▶ **Short exercise**
Each record below should be output verbatim, without pictures.

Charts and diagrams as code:
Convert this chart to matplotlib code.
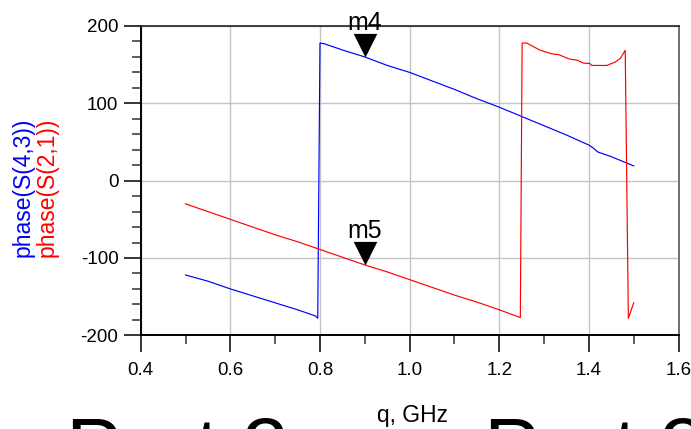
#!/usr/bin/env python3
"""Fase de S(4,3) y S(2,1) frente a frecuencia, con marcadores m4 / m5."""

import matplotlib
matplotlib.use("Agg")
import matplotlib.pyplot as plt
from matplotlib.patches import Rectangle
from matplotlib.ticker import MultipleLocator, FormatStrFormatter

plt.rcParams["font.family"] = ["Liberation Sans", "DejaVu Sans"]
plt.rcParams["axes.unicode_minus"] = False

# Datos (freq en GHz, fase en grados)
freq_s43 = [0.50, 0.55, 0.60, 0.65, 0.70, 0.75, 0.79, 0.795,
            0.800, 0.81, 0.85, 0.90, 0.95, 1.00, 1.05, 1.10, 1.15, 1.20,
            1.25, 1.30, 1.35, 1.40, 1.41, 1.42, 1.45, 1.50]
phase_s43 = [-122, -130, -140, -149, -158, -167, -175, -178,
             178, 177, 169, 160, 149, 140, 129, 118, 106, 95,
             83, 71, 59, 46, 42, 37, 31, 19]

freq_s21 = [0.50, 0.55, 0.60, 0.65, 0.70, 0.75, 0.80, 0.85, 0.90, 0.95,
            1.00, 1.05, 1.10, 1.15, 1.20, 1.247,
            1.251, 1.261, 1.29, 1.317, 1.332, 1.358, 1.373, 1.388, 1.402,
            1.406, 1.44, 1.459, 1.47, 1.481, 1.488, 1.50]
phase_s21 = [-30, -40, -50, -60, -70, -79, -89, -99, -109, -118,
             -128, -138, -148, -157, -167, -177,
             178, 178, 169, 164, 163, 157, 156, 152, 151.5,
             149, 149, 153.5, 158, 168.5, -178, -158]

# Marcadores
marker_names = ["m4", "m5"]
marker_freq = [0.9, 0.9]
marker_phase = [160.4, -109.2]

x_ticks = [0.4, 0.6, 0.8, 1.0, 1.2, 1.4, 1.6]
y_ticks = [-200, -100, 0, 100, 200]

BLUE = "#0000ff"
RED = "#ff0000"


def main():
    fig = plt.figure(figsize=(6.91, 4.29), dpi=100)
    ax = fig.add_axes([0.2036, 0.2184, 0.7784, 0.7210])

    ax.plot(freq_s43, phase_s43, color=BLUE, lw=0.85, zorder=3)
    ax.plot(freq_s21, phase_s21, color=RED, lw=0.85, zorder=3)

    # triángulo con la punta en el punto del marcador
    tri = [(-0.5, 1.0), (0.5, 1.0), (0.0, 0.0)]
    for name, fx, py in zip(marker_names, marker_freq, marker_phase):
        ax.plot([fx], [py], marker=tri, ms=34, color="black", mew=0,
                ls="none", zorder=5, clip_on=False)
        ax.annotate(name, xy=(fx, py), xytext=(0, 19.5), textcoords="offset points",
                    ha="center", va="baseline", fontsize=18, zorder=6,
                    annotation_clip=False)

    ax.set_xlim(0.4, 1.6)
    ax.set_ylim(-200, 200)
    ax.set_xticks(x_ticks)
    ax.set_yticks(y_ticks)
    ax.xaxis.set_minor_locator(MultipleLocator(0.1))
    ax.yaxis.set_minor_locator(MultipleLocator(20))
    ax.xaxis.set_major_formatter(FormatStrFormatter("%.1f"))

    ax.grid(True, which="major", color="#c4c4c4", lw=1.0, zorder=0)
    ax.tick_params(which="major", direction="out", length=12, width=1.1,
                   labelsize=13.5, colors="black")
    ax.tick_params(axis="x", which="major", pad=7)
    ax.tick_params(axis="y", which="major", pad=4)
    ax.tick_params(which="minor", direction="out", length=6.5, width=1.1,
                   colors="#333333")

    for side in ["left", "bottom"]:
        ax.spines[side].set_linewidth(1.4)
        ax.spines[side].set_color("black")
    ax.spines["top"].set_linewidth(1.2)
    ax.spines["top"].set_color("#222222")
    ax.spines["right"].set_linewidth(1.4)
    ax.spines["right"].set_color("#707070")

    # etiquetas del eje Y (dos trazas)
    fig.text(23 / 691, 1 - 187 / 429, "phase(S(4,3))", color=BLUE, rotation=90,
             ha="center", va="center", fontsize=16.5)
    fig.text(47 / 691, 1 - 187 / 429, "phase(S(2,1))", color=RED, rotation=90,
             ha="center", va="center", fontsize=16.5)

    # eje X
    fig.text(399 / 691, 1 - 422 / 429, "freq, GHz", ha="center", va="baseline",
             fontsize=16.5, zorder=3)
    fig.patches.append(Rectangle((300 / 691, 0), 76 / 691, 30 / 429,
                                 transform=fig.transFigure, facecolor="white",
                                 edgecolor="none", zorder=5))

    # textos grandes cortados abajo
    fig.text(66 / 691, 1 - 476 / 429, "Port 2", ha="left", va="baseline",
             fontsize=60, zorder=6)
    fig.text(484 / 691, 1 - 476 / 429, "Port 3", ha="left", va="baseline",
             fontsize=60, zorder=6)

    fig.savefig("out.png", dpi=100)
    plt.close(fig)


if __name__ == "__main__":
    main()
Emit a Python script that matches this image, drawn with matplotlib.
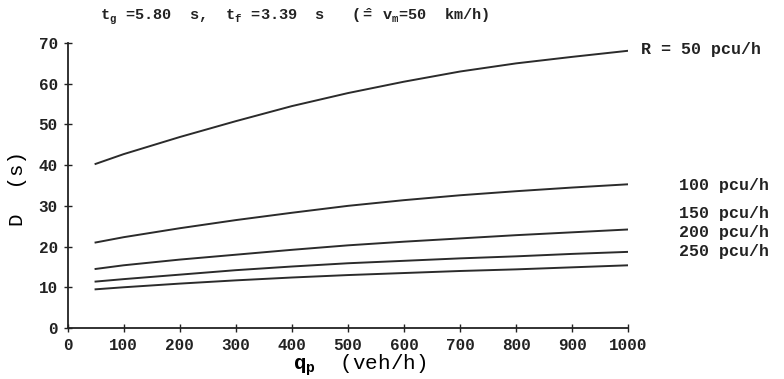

▶ **Complete output**
Convert this chart to matplotlib code.
#!/usr/bin/env python3
"""Fase de S(4,3) y S(2,1) frente a frecuencia, con marcadores m4 / m5."""

import matplotlib
matplotlib.use("Agg")
import matplotlib.pyplot as plt
from matplotlib.patches import Rectangle
from matplotlib.ticker import MultipleLocator, FormatStrFormatter

plt.rcParams["font.family"] = ["Liberation Sans", "DejaVu Sans"]
plt.rcParams["axes.unicode_minus"] = False

# Datos (freq en GHz, fase en grados)
freq_s43 = [0.50, 0.55, 0.60, 0.65, 0.70, 0.75, 0.79, 0.795,
            0.800, 0.81, 0.85, 0.90, 0.95, 1.00, 1.05, 1.10, 1.15, 1.20,
            1.25, 1.30, 1.35, 1.40, 1.41, 1.42, 1.45, 1.50]
phase_s43 = [-122, -130, -140, -149, -158, -167, -175, -178,
             178, 177, 169, 160, 149, 140, 129, 118, 106, 95,
             83, 71, 59, 46, 42, 37, 31, 19]

freq_s21 = [0.50, 0.55, 0.60, 0.65, 0.70, 0.75, 0.80, 0.85, 0.90, 0.95,
            1.00, 1.05, 1.10, 1.15, 1.20, 1.247,
            1.251, 1.261, 1.29, 1.317, 1.332, 1.358, 1.373, 1.388, 1.402,
            1.406, 1.44, 1.459, 1.47, 1.481, 1.488, 1.50]
phase_s21 = [-30, -40, -50, -60, -70, -79, -89, -99, -109, -118,
             -128, -138, -148, -157, -167, -177,
             178, 178, 169, 164, 163, 157, 156, 152, 151.5,
             149, 149, 153.5, 158, 168.5, -178, -158]

# Marcadores
marker_names = ["m4", "m5"]
marker_freq = [0.9, 0.9]
marker_phase = [160.4, -109.2]

x_ticks = [0.4, 0.6, 0.8, 1.0, 1.2, 1.4, 1.6]
y_ticks = [-200, -100, 0, 100, 200]

BLUE = "#0000ff"
RED = "#ff0000"


def main():
    fig = plt.figure(figsize=(6.91, 4.29), dpi=100)
    ax = fig.add_axes([0.2036, 0.2184, 0.7784, 0.7210])

    ax.plot(freq_s43, phase_s43, color=BLUE, lw=0.85, zorder=3)
    ax.plot(freq_s21, phase_s21, color=RED, lw=0.85, zorder=3)

    # triángulo con la punta en el punto del marcador
    tri = [(-0.5, 1.0), (0.5, 1.0), (0.0, 0.0)]
    for name, fx, py in zip(marker_names, marker_freq, marker_phase):
        ax.plot([fx], [py], marker=tri, ms=34, color="black", mew=0,
                ls="none", zorder=5, clip_on=False)
        ax.annotate(name, xy=(fx, py), xytext=(0, 19.5), textcoords="offset points",
                    ha="center", va="baseline", fontsize=18, zorder=6,
                    annotation_clip=False)

    ax.set_xlim(0.4, 1.6)
    ax.set_ylim(-200, 200)
    ax.set_xticks(x_ticks)
    ax.set_yticks(y_ticks)
    ax.xaxis.set_minor_locator(MultipleLocator(0.1))
    ax.yaxis.set_minor_locator(MultipleLocator(20))
    ax.xaxis.set_major_formatter(FormatStrFormatter("%.1f"))

    ax.grid(True, which="major", color="#c4c4c4", lw=1.0, zorder=0)
    ax.tick_params(which="major", direction="out", length=12, width=1.1,
                   labelsize=13.5, colors="black")
    ax.tick_params(axis="x", which="major", pad=7)
    ax.tick_params(axis="y", which="major", pad=4)
    ax.tick_params(which="minor", direction="out", length=6.5, width=1.1,
                   colors="#333333")

    for side in ["left", "bottom"]:
        ax.spines[side].set_linewidth(1.4)
        ax.spines[side].set_color("black")
    ax.spines["top"].set_linewidth(1.2)
    ax.spines["top"].set_color("#222222")
    ax.spines["right"].set_linewidth(1.4)
    ax.spines["right"].set_color("#707070")

    # etiquetas del eje Y (dos trazas)
    fig.text(23 / 691, 1 - 187 / 429, "phase(S(4,3))", color=BLUE, rotation=90,
             ha="center", va="center", fontsize=16.5)
    fig.text(47 / 691, 1 - 187 / 429, "phase(S(2,1))", color=RED, rotation=90,
             ha="center", va="center", fontsize=16.5)

    # eje X
    fig.text(399 / 691, 1 - 422 / 429, "freq, GHz", ha="center", va="baseline",
             fontsize=16.5, zorder=3)
    fig.patches.append(Rectangle((300 / 691, 0), 76 / 691, 30 / 429,
                                 transform=fig.transFigure, facecolor="white",
                                 edgecolor="none", zorder=5))

    # textos grandes cortados abajo
    fig.text(66 / 691, 1 - 476 / 429, "Port 2", ha="left", va="baseline",
             fontsize=60, zorder=6)
    fig.text(484 / 691, 1 - 476 / 429, "Port 3", ha="left", va="baseline",
             fontsize=60, zorder=6)

    fig.savefig("out.png", dpi=100)
    plt.close(fig)


if __name__ == "__main__":
    main()
Emit a Python script that matches this image, drawn with matplotlib.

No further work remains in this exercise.